== Recorded information ==

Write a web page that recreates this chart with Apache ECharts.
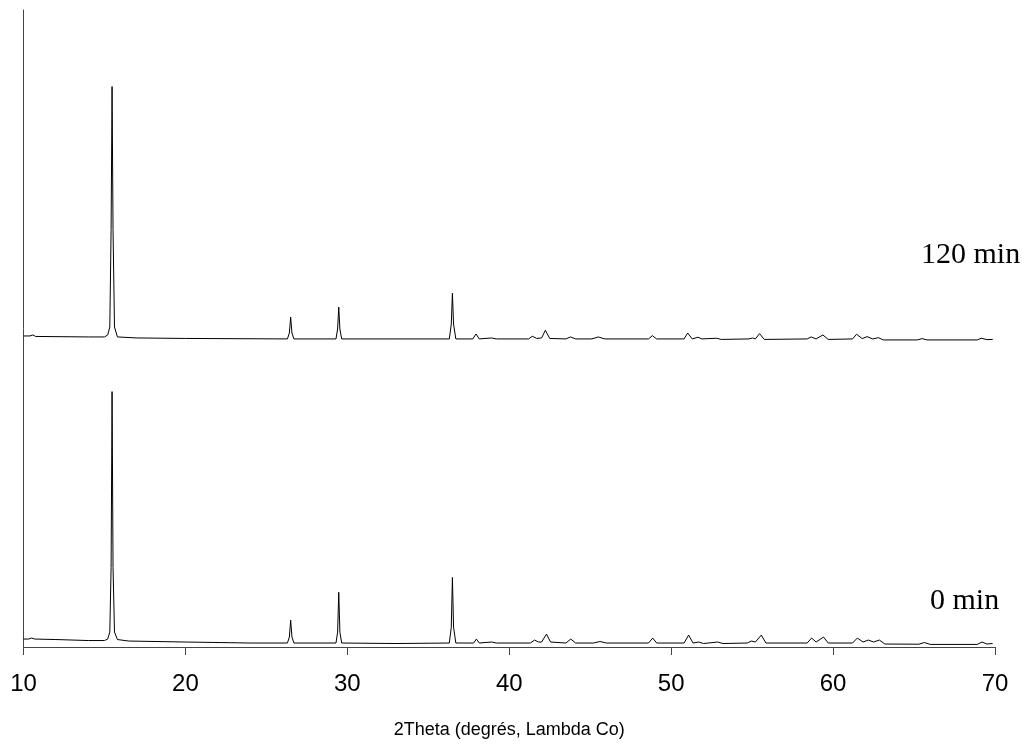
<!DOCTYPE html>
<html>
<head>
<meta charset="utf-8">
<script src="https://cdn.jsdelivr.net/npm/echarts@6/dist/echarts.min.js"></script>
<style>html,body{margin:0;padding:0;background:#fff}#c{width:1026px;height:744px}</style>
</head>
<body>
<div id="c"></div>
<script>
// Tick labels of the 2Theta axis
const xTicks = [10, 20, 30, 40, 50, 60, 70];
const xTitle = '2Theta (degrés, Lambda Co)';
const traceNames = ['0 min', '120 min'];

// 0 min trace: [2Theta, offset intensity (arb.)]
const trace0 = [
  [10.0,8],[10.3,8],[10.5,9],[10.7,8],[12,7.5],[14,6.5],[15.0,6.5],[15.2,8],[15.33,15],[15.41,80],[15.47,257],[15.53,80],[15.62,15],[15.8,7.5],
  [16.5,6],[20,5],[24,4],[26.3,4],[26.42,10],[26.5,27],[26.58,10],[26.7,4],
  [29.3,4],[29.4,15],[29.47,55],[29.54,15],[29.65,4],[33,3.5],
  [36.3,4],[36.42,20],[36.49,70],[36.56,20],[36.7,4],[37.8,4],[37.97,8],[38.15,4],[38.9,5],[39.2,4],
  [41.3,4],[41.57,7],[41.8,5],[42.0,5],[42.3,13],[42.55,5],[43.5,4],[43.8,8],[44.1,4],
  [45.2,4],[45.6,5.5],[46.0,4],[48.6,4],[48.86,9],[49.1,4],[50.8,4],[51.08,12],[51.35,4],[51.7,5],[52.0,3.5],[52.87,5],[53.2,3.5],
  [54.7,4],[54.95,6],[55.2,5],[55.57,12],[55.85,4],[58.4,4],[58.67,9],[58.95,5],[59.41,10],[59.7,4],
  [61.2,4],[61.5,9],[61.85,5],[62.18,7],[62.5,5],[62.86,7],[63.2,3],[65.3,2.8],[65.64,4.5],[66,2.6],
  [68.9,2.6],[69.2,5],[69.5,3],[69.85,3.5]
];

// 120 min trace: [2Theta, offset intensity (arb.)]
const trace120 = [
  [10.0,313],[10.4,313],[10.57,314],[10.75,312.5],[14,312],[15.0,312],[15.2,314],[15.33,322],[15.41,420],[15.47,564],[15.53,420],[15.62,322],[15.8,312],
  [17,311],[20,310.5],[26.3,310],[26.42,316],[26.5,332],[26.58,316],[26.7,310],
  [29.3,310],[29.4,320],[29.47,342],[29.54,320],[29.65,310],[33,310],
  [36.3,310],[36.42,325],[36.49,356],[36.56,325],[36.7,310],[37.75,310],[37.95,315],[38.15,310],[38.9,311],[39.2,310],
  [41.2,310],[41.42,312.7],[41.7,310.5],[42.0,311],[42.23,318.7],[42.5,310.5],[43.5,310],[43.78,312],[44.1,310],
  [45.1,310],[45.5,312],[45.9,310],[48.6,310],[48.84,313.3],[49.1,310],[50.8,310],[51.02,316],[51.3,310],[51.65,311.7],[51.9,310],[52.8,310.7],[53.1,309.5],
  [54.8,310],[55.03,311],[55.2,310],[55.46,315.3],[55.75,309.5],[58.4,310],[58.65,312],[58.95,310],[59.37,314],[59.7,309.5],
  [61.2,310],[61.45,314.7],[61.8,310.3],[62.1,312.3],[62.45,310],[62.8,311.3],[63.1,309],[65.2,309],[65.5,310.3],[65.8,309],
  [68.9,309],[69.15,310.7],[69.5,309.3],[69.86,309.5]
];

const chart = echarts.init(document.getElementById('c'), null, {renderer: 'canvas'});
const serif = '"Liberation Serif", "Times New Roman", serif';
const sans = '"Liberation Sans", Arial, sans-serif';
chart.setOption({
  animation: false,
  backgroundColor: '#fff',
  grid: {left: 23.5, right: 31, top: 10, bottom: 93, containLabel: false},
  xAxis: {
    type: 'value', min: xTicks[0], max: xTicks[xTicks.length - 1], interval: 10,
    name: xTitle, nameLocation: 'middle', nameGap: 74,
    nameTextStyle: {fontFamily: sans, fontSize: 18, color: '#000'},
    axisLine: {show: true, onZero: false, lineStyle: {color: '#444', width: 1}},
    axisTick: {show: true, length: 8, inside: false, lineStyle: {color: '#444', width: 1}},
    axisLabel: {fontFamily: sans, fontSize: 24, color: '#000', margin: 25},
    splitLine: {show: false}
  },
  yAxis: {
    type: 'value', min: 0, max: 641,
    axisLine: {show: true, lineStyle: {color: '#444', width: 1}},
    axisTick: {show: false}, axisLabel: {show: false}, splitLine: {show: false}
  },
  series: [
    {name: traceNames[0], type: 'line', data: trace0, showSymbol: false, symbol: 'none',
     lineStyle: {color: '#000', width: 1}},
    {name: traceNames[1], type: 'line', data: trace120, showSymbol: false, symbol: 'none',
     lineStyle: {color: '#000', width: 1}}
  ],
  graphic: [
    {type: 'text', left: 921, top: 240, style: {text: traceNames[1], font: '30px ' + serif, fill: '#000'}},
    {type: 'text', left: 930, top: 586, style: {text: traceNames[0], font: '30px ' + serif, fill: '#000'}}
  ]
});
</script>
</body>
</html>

===

(Exercise details) Repeat the lines above, starting at the first and stopping after the line that holds "const traceNames = ['0 min', '120 min'];", with the pictures left out.

(Written solution)
Write a web page that recreates this chart with Apache ECharts.
<!DOCTYPE html>
<html>
<head>
<meta charset="utf-8">
<script src="https://cdn.jsdelivr.net/npm/echarts@6/dist/echarts.min.js"></script>
<style>html,body{margin:0;padding:0;background:#fff}#c{width:1026px;height:744px}</style>
</head>
<body>
<div id="c"></div>
<script>
// Tick labels of the 2Theta axis
const xTicks = [10, 20, 30, 40, 50, 60, 70];
const xTitle = '2Theta (degrés, Lambda Co)';
const traceNames = ['0 min', '120 min'];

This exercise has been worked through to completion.